[Mesa-dev] vertex array regression

Mon Dec 19 23:10:33 PST 2011

Marek,

On Tuesday, December 20, 2011 01:40:46 Marek Olšák wrote:
> The problem back in March and earlier was that the vertex array state
> was completely recomputed for each draw call even if the user did not
> change any state at all! There was the validation in the vbo module
> and then in st/mesa, which were basically needless. It turned out to
> be the major bottleneck in the game Torcs (in the track called Forza).
> I checked the source code of Torcs and it confirmed my findings. There
> was a loop that looked like this:
> 
> for (i = 0; i < very large number; i++) glDrawElements(...);
> 
> From that point, it became clear that Mesa is underperforming and that
> it's fixable. Then I came up with a set of patches which did not
> address the issue completely, but some cases (like with Torcs) were
> optimized (well maybe not cleanly as it caused a few regressions too).
> There still is a lot of cases where the vertex array state is
> recomputed needlessly, so it still is an open issue. I did not fully
> understand how the entire vbo module works and why so much state
> validation was being done there. Even today, drivers have almost no
> way to know in draw_prims whether the vertex array state is _really_
> changed, because core Mesa almost always says "yes, it changed of
> course! why wouldn't it?" Sadly, performance is usually being put
> aside and energy is put into more important stuff like new features. I
> was profiling Mesa quite extensively because there was simply nothing
> better to do for r300g. I don't expect that's the case with the other
> drivers.
> 
> Back on topic. The reason why you don't see a performance regression may
> be: 1) The vertex array state management is not the bottleneck.
> 2) You already hit the slowest path, that is recomputing the state
> completely in every draw call.

Well, in general, to me performance *is* a feature. At least for this kind of 
software like an OpenGL stack.
But correctness is not just a feature, correctness is a hard requirement.
So I believe I am all with you...

Let me explain, the reason why I am starting work on the vertex arrays is that 
I think this is one of the major bottlenecks in the draw path that we have 
today.
I think that the array object should behave more like a state that could be 
used to do just the required things to be ready for the draw code path.
The first step towards this was to make the array object an array of client 
arrays. Then start exploiting more of bitmask/ffs driven loops to reduce the 
overhead of iterating over all client arrays on almost every draw. Being able 
to accumulate changed arrays in this kind of flag values is something that 
could be done now. I have a proof of concept implementation sitting around 
here that updates the traditional client array pointers used in vbo_draw in a 
lazy way based on an enabled bitmasks and iterating only on the changed values 
instead of all. Also we could really derive from the generic array object 
implementation for the old style vbo_draw and an other implementation for a 
gallium driver path where we are really able to track changes in the array cso 
thats currently unconditional application to the gallium state could then 
probably be pulled out of the draw path for the gallium drivers, which I 
expect a major win for plenty of use cases...

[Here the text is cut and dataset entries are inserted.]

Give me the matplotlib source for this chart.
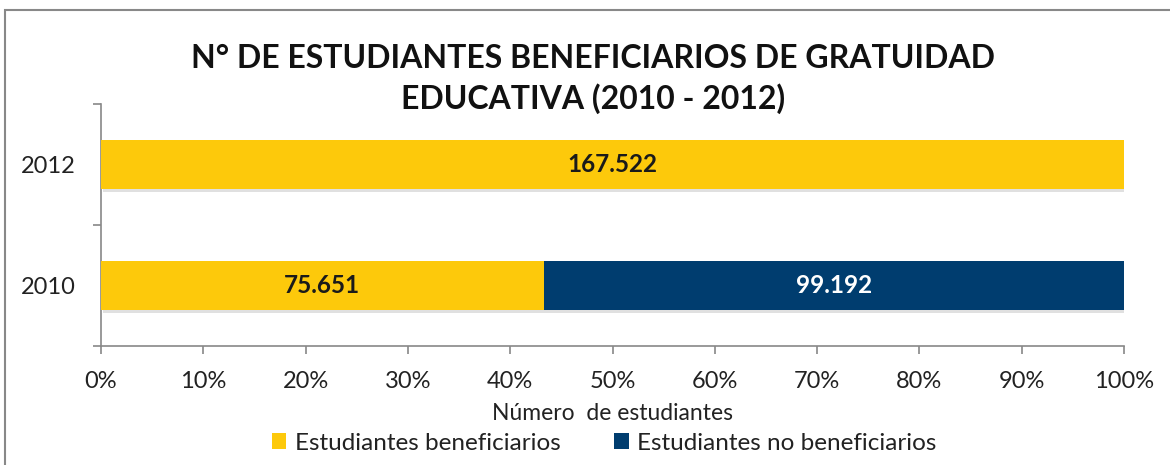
import matplotlib
matplotlib.use("Agg")
import matplotlib.pyplot as plt
import matplotlib.patheffects as pe
from matplotlib.patches import Rectangle, Patch
import numpy as np

years = ["2010", "2012"]
beneficiarios = [75651, 167522]
no_beneficiarios = [99192, 0]
labels_ben = ["75.651", "167.522"]
labels_no = ["99.192", ""]
series_names = ["Estudiantes beneficiarios", "Estudiantes no beneficiarios"]
xticks = [0, 10, 20, 30, 40, 50, 60, 70, 80, 90, 100]

YELLOW = "#FDC90B"
NAVY = "#003D6F"
FONT = ["Lato", "DejaVu Sans"]
plt.rcParams["font.family"] = FONT

fig = plt.figure(figsize=(11.7, 4.65), dpi=100)
W, H = 1170, 465
ax = fig.add_axes([101 / W, 1 - 346 / H, (1124 - 101) / W, (346 - 104) / H])

ben = np.array(beneficiarios, float)
nob = np.array(no_beneficiarios, float)
tot = ben + nob
pb = ben / tot * 100
pn = nob / tot * 100
y = np.arange(len(years))
h = 0.41
shadow = [pe.SimplePatchShadow(offset=(1.5, -2.0), shadow_rgbFace="#999999", alpha=0.3), pe.Normal()]
ax.barh(y, pb, height=h, color=YELLOW, zorder=3, path_effects=shadow)
ax.barh(y, pn, left=pb, height=h, color=NAVY, zorder=3, path_effects=shadow)

for i in range(len(years)):
    ax.text(pb[i] / 2, y[i], labels_ben[i], ha="center", va="center",
            fontsize=17.5, fontweight="bold", color="#1a1a1a", zorder=5)
    if pn[i] > 0:
        ax.text(pb[i] + pn[i] / 2, y[i], labels_no[i], ha="center", va="center",
                fontsize=17.5, fontweight="bold", color="white", zorder=5)

ax.set_xlim(0, 100)
ax.set_ylim(-0.5, 1.5)
ax.set_xticks(xticks)
ax.set_xticklabels([f"{v}%" for v in xticks], fontsize=17, color="#222222")
ax.set_yticks(y)
ax.set_yticklabels(years, fontsize=17, color="#222222")
ax.tick_params(axis="y", length=0, pad=18)
ax.set_yticks([-0.5, 0.5, 1.5], minor=True)
ax.tick_params(axis="y", which="minor", length=6, color="#888888", width=1.2)
ax.tick_params(axis="x", length=6, color="#888888", width=1.2, pad=12)
for s in ["top", "right"]:
    ax.spines[s].set_visible(False)
for s in ["left", "bottom"]:
    ax.spines[s].set_color("#888888")
    ax.spines[s].set_linewidth(1.2)

fig.text(612 / W, 1 - 413 / H, "Número  de estudiantes", ha="center", va="center",
         fontsize=16.5, color="#222222")

fig.text(593 / W, 1 - 58 / H, "N° DE ESTUDIANTES BENEFICIARIOS DE GRATUIDAD", ha="center", va="center",
         fontsize=23, fontweight="bold", color="#111111")
fig.text(593 / W, 1 - 99 / H, "EDUCATIVA (2010 - 2012)", ha="center", va="center",
         fontsize=23, fontweight="bold", color="#111111")

handles = [Patch(facecolor=YELLOW), Patch(facecolor=NAVY)]
fig.legend(handles, series_names, loc="center", bbox_to_anchor=(604 / W, 1 - 443 / H), ncol=2,
           frameon=False, fontsize=17.5, handlelength=0.6, handleheight=0.6, handletextpad=0.35,
           columnspacing=2.2, labelcolor="#222222", borderpad=0, borderaxespad=0)

fig.patches.append(Rectangle((5 / W, -0.1), 1.2, 1 - 10 / H + 0.1, transform=fig.transFigure,
                             fill=False, edgecolor="#888888", linewidth=1.5, zorder=0))

fig.savefig("out.png", dpi=100)
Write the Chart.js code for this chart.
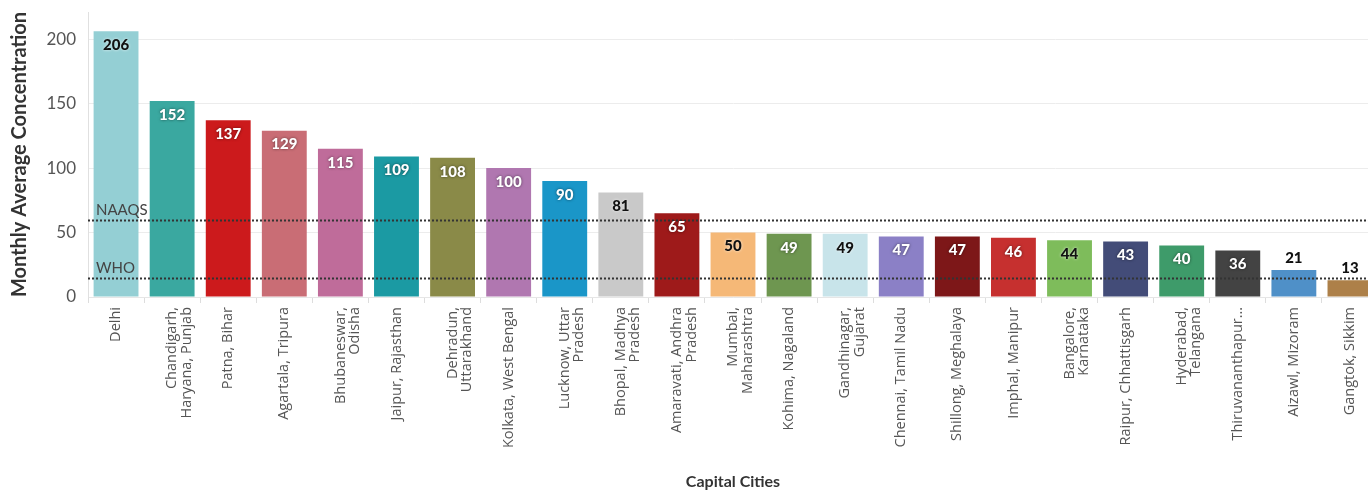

So far to what could be done. But at least to me, experience shows that I 
better do this kind of stuff, which is on the first front to the OpenGL api 
specs and also used in so different drivers in so different ways, with very 
small increments. So this current increment is trying to get back to a stable 
state past the array change.

Ok, back to topic, so have I understood right? You have fixed torcs not to use 
the slow path anymore? Which old version is the one still having this issue?
Do you have any test program that could be used to see the impact of this kind 
of change?

Also your comment mentions that the _Tnl program already cares for 
invalidating the required state. Do you remember where this happend? May be we 
could utilize this place to trigger state invalidation then?

Thanks

Mathias